There he goes again. President Obama is shamelessly, cynically and hypocritically exploiting a mass shooting to advance his gun control agenda. The executive actions he proposed recently would have had no preventive impact whatsoever on the San Bernardino incident had they been in place a month ago, yet he is skillfully exploiting that tragedy to reframe the debate. He is trying to shift our national focus away from a rigorous examination of what motivates mass shooters, which is where it should be, to support for a new set of restrictions on gun ownership and expansions of background checks, under the banner of “common sense.”
In his news conference, he again employed his favorite rhetorical device – the strawman argument – saying that he was not trying “to take everyone’s guns away,” when what he is really attempting is to impose new restrictions on guns by executive fiat rather than by proposing legislative action. Thoughtful citizens should not allow themselves to be drawn into a discussion of his specific proposals. We should instead expose the president’s underlying agenda, which is to undermine the Second Amendment by casting it as an anachronism that is no longer relevant to a twenty-first century America.

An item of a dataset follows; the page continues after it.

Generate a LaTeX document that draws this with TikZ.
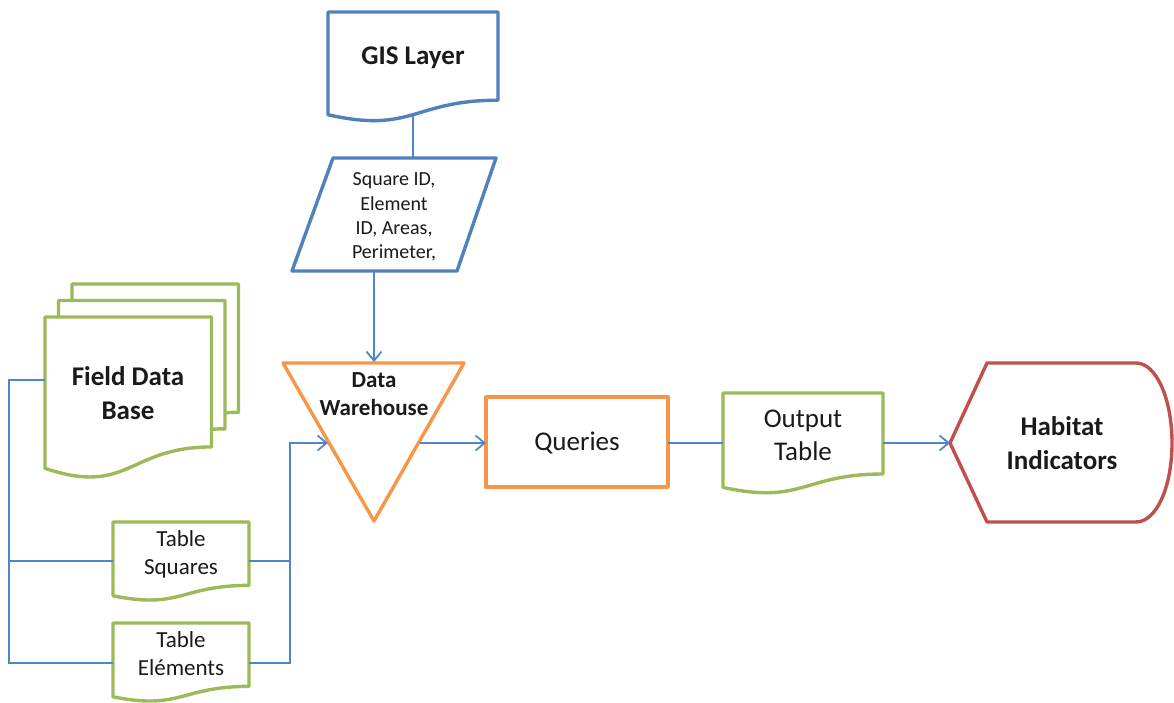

As much as Americans are distrustful of politicians as a class, they reserve an even greater disdain for a president who bypasses the Constitution and rules by executive fiat. Obama’s executive amnesty program, his creation of “czars” in the White House, his decision to enter into trade deals and nuclear arms treaties while denying that they are treaties, taken together, amount to an unprecedented abuse of executive authority. The former Constitutional lecturer in the White House is in fact a Constitutional revisionist.
Americans who are angry and frustrated with what they see as dysfunction in Washington naturally look at the candidates to be the next president. Will they halt the abuse of office in full display today by the current administration? Will the leading Republican candidate, an egotist who puts his name in 20-foot letters above his buildings, be inclined to abide by the limitations of the original intent of the Constitution, or is he more likely to adopt a still more expansive view of executive authority than Obama?
Donald Trump, who has never worked for anyone and thus has not been accountable to anyone, prides himself on how he’s been a clever and successful independent business owner. Has anyone ever told him “no?” Can a person who has never felt the need to ask for forgiveness be held back by constraints of something as old as the Constitution? It’s unlikely, as he has cut his own path in every industry he has worked. Will he be constrained by the balance of power that lies at the heart of the Constitution’s design of the federal government?
Many who think they agree with Trump today may not do so if he takes office and begins wielding power. He has changed his position on several major issues over the years. He was pro-choice, and now he says he’s pro-life. He supported and gave money to Bill and Hillary Clinton, and now he’s criticizing them and their views. He supports the confiscation of private property by eminent domain. Someone who has no record in office is a gamble. What issues would he advocate once elected?
The beauty of the American system of governance is that power is divided among three branches of government, with a set of checks and balances. No one person or group of persons should be able to acquire too much authority. We once had a king, and we fought a war to rid ourselves of that kind of absolute power. Obama is already too far from the Framers’ ideal of limited government and the balance of powers. Should he be succeeded by someone who is likely to abuse executive power to an even greater degree? Let’s see through the president’s executive action proposal this week. It is fundamentally a threat to the Constitutional order of the federal government, rather than a modest effort by the president to reduce mass shootings.
Hanna is president of Let Freedom Ring, a conservative advocacy organization.